The Pitch
The good-news/bad-news hook
5 min read
Key takeaway: Don't start with the product. Start with the bad news. Their attention is yours for thirty seconds — use it to make them feel a problem they didn't have time to think about until you mentioned it.
The pattern
"Hey [Name], can I be honest with you for thirty seconds? I've got some bad news and some good news. The bad news first — I drove past your office on Tuesday at 4:15pm and the phone rang four times. Nobody answered. I checked your Google reviews — three customers in the last month said 'tried calling, no answer.' That's the bad news. The good news? It takes about thirty seconds to fix it. Got two minutes for me to show you how?"
That's the entire opener. Memorise it.
Why this works
You're doing four things at once:
- Permission-asking — "can I be honest with you for thirty seconds" disarms them. They expect a pitch; you're telling them you'll be quick and direct.
- Specific evidence — "I drove past at 4:15pm Tuesday" beats "I bet you're missing calls." Specifics are believable.
- Social proof of pain — Google reviews mentioning unanswered calls is undeniable. Read three real ones if you can find them. (Most prospects in our target tiers have at least one.)
- Implicit math — they know what one missed call costs them. They don't need you to tell them. The number is sitting in their head while you're still talking.
How to find the evidence
Before you walk in / call, do five minutes of homework:
- Drive-by call: call their number on a busy day. Did they pick up? In what amount of time? Was it a real human or voicemail?
- Reviews: Google Maps reviews → search "voicemail" or "no answer" or "couldn't get through." Take screenshots.
- Trustpilot / Yelp: same drill.
- Website check: does their contact page say "we'll get back to you within 24 hours"? That's an admission they're missing calls.
What NOT to do
- Don't open with "Hi, I'm with Foan, an AI receptionist." They tune out at "AI."
- Don't say "I think you might be missing calls." That's vague. Say "You missed four calls on Tuesday."
- Don't pitch features. Pitch missed revenue. (Next lesson: how to math the pain.)
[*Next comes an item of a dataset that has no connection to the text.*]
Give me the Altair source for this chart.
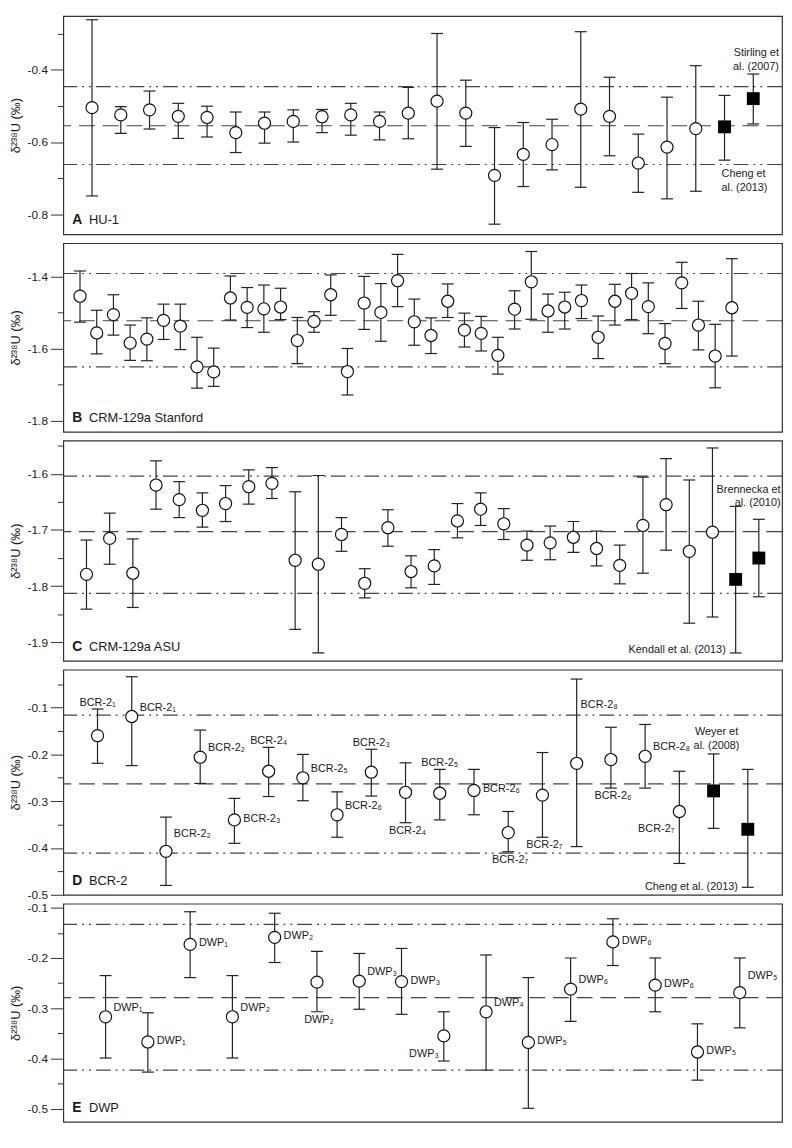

Variants for different niches
Roofer:
"Hey [Name], I called your office yesterday at 3pm — straight to voicemail. I reckon that happens to your customers too. Three quick questions and I'll get out of your hair…"
Lawyer:
"Hey, can I be straight with you? I called your firm twice in the last week. First call, hold music for 4 minutes. Second call, voicemail. I know how much you pay per lead, and you're losing them. Two minutes?"
Wedding photographer:
"Hey, you're at a wedding most weekends, right? So am I. So how are you answering the phone when brides call you on a Saturday afternoon? You're not — that's the answer. I built something for that."
The frame is always: specific evidence + cost + thirty-second offer to fix.
The next thirty seconds
Once they say "go on then":
"Right — paste your website URL into our demo. Takes ten seconds. You're going to call your own AI receptionist on the line. Listen to it for sixty seconds. If you're not interested, I'll buy you lunch."
The demo is the product. We'll go deep on demo-running in the Demos track.